**TASK DIRECTIONS:**
Take the material below and retype it in full; pictures are left out.

►

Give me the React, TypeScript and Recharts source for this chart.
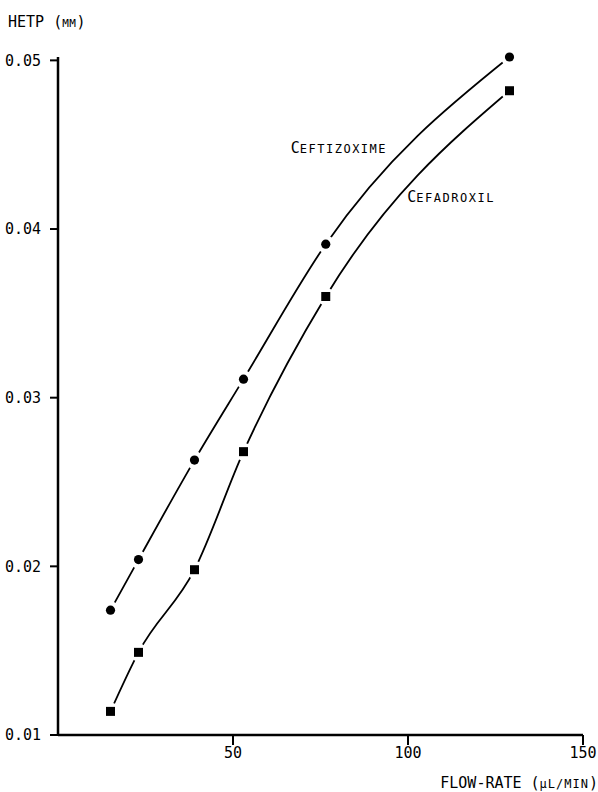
import React from 'react';
import { ComposedChart, Line, XAxis, YAxis, ReferenceDot, Label } from 'recharts';

const flowRate = [15, 23, 39, 53, 76.5, 129];
const ceftizoxime = [0.0174, 0.0204, 0.0263, 0.0311, 0.0391, 0.0502];
const cefadroxil = [0.0114, 0.0149, 0.0198, 0.0268, 0.036, 0.0482];
const xTicks = [50, 100, 150];
const yTicks = [0.01, 0.02, 0.03, 0.04, 0.05];

const FONT = '"DejaVu Sans Mono", monospace';

const data = flowRate.map((x, i) => ({
  x,
  ceftizoxime: ceftizoxime[i],
  cefadroxil: cefadroxil[i],
}));

// markers are drawn as point labels (they sit above the curve), with a white
// halo so the curve breaks around each one like in the original
const CircleMark = (p: any) => (
  <g key={`c${p.index}`}>
    <circle cx={p.x} cy={p.y} r={9} fill="#fff" />
    <circle cx={p.x} cy={p.y} r={4.6} fill="#000" />
  </g>
);

const SquareMark = (p: any) => (
  <g key={`s${p.index}`}>
    <circle cx={p.x} cy={p.y} r={9} fill="#fff" />
    <rect x={p.x - 4.5} y={p.y - 4.5} width={9} height={9} fill="#000" />
  </g>
);

// small caps label: first letter big, rest smaller
const SmallCaps = ({ x, y, big, small }: { x: number; y: number; big: string; small: string }) => (
  <text x={x} y={y} fontFamily={FONT} fill="#000">
    <tspan fontSize={15}>{big}</tspan>
    <tspan fontSize={12} letterSpacing={1.5}>{small}</tspan>
  </text>
);

export default function App() {
  return (
    <div style={{ position: 'absolute', left: 0, top: 0, background: '#fff' }}>
      <ComposedChart
        width={598}
        height={792}
        data={data}
        margin={{ top: 57, right: 15, bottom: 27, left: 0 }}
      >
        <XAxis
          type="number"
          dataKey="x"
          domain={[0, 150]}
          ticks={xTicks}
          tickSize={10}
          tickMargin={2}
          height={30}
          axisLine={{ stroke: '#000', strokeWidth: 2.5 }}
          tickLine={{ stroke: '#000', strokeWidth: 2 }}
          tick={{ fontFamily: FONT, fontSize: 15, fill: '#000' }}
        >
          <Label
            content={(p: any) => {
              const vb = p.viewBox;
              return (
                <text
                  x={vb.x + vb.width + 15}
                  y={vb.y + 53}
                  textAnchor="end"
                  fontFamily={FONT}
                  fill="#000"
                >
                  <tspan fontSize={15}>FLOW-RATE (</tspan>
                  <tspan fontSize={12} letterSpacing={1}>µL/MIN</tspan>
                  <tspan fontSize={15}>)</tspan>
                </text>
              );
            }}
          />
        </XAxis>
        <YAxis
          type="number"
          domain={[0.01, 0.05]}
          ticks={yTicks}
          width={58}
          tickSize={8}
          tickMargin={9}
          axisLine={{ stroke: '#000', strokeWidth: 2.5 }}
          tickLine={{ stroke: '#000', strokeWidth: 2 }}
          tick={{ fontFamily: FONT, fontSize: 15, fill: '#000' }}
          tickFormatter={(v: number) => v.toFixed(2)}
        >
          <Label
            content={(p: any) => {
              const vb = p.viewBox;
              return (
                <text x={8} y={vb.y - 30} fontFamily={FONT} fill="#000">
                  <tspan fontSize={15}>HETP (</tspan>
                  <tspan fontSize={11} letterSpacing={0.5}>MM</tspan>
                  <tspan fontSize={15}>)</tspan>
                </text>
              );
            }}
          />
        </YAxis>
        <Line
          dataKey="ceftizoxime"
          type="monotone"
          stroke="#000"
          strokeWidth={1.8}
          dot={false}
          activeDot={false}
          label={CircleMark}
          isAnimationActive={false}
        />
        <Line
          dataKey="cefadroxil"
          type="monotone"
          stroke="#000"
          strokeWidth={1.8}
          dot={false}
          activeDot={false}
          label={SquareMark}
          isAnimationActive={false}
        />
        <ReferenceDot
          x={66.5}
          y={0.0445}
          r={0}
          shape={(p: any) => <SmallCaps x={p.cx} y={p.cy} big="C" small="EFTIZOXIME" />}
        />
        <ReferenceDot
          x={99.8}
          y={0.0416}
          r={0}
          shape={(p: any) => <SmallCaps x={p.cx} y={p.cy} big="C" small="EFADROXIL" />}
        />
      </ComposedChart>
    </div>
  );
}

◄

**EXERCISE SOLUTION:**
Give me the React, TypeScript and Recharts source for this chart.
import React from 'react';
import { ComposedChart, Line, XAxis, YAxis, ReferenceDot, Label } from 'recharts';

const flowRate = [15, 23, 39, 53, 76.5, 129];
const ceftizoxime = [0.0174, 0.0204, 0.0263, 0.0311, 0.0391, 0.0502];
const cefadroxil = [0.0114, 0.0149, 0.0198, 0.0268, 0.036, 0.0482];
const xTicks = [50, 100, 150];
const yTicks = [0.01, 0.02, 0.03, 0.04, 0.05];

const FONT = '"DejaVu Sans Mono", monospace';

const data = flowRate.map((x, i) => ({
  x,
  ceftizoxime: ceftizoxime[i],
  cefadroxil: cefadroxil[i],
}));

// markers are drawn as point labels (they sit above the curve), with a white
// halo so the curve breaks around each one like in the original
const CircleMark = (p: any) => (
  <g key={`c${p.index}`}>
    <circle cx={p.x} cy={p.y} r={9} fill="#fff" />
    <circle cx={p.x} cy={p.y} r={4.6} fill="#000" />
  </g>
);

const SquareMark = (p: any) => (
  <g key={`s${p.index}`}>
    <circle cx={p.x} cy={p.y} r={9} fill="#fff" />
    <rect x={p.x - 4.5} y={p.y - 4.5} width={9} height={9} fill="#000" />
  </g>
);

// small caps label: first letter big, rest smaller
const SmallCaps = ({ x, y, big, small }: { x: number; y: number; big: string; small: string }) => (
  <text x={x} y={y} fontFamily={FONT} fill="#000">
    <tspan fontSize={15}>{big}</tspan>
    <tspan fontSize={12} letterSpacing={1.5}>{small}</tspan>
  </text>
);

export default function App() {
  return (
    <div style={{ position: 'absolute', left: 0, top: 0, background: '#fff' }}>
      <ComposedChart
        width={598}
        height={792}
        data={data}
        margin={{ top: 57, right: 15, bottom: 27, left: 0 }}
      >
        <XAxis
          type="number"
          dataKey="x"
          domain={[0, 150]}
          ticks={xTicks}
          tickSize={10}
          tickMargin={2}
          height={30}
          axisLine={{ stroke: '#000', strokeWidth: 2.5 }}
          tickLine={{ stroke: '#000', strokeWidth: 2 }}
          tick={{ fontFamily: FONT, fontSize: 15, fill: '#000' }}
        >
          <Label
            content={(p: any) => {
              const vb = p.viewBox;
              return (
                <text
                  x={vb.x + vb.width + 15}
                  y={vb.y + 53}
                  textAnchor="end"
                  fontFamily={FONT}
                  fill="#000"
                >
                  <tspan fontSize={15}>FLOW-RATE (</tspan>
                  <tspan fontSize={12} letterSpacing={1}>µL/MIN</tspan>
                  <tspan fontSize={15}>)</tspan>
                </text>
              );
            }}
          />
        </XAxis>
        <YAxis
          type="number"
          domain={[0.01, 0.05]}
          ticks={yTicks}
          width={58}
          tickSize={8}
          tickMargin={9}
          axisLine={{ stroke: '#000', strokeWidth: 2.5 }}
          tickLine={{ stroke: '#000', strokeWidth: 2 }}
          tick={{ fontFamily: FONT, fontSize: 15, fill: '#000' }}
          tickFormatter={(v: number) => v.toFixed(2)}
        >
          <Label
            content={(p: any) => {
              const vb = p.viewBox;
              return (
                <text x={8} y={vb.y - 30} fontFamily={FONT} fill="#000">
                  <tspan fontSize={15}>HETP (</tspan>
                  <tspan fontSize={11} letterSpacing={0.5}>MM</tspan>
                  <tspan fontSize={15}>)</tspan>
                </text>
              );
            }}
          />
        </YAxis>
        <Line
          dataKey="ceftizoxime"
          type="monotone"
          stroke="#000"
          strokeWidth={1.8}
          dot={false}
          activeDot={false}
          label={CircleMark}
          isAnimationActive={false}
        />
        <Line
          dataKey="cefadroxil"
          type="monotone"
          stroke="#000"
          strokeWidth={1.8}
          dot={false}
          activeDot={false}
          label={SquareMark}
          isAnimationActive={false}
        />
        <ReferenceDot
          x={66.5}
          y={0.0445}
          r={0}
          shape={(p: any) => <SmallCaps x={p.cx} y={p.cy} big="C" small="EFTIZOXIME" />}
        />
        <ReferenceDot
          x={99.8}
          y={0.0416}
          r={0}
          shape={(p: any) => <SmallCaps x={p.cx} y={p.cy} big="C" small="EFADROXIL" />}
        />
      </ComposedChart>
    </div>
  );
}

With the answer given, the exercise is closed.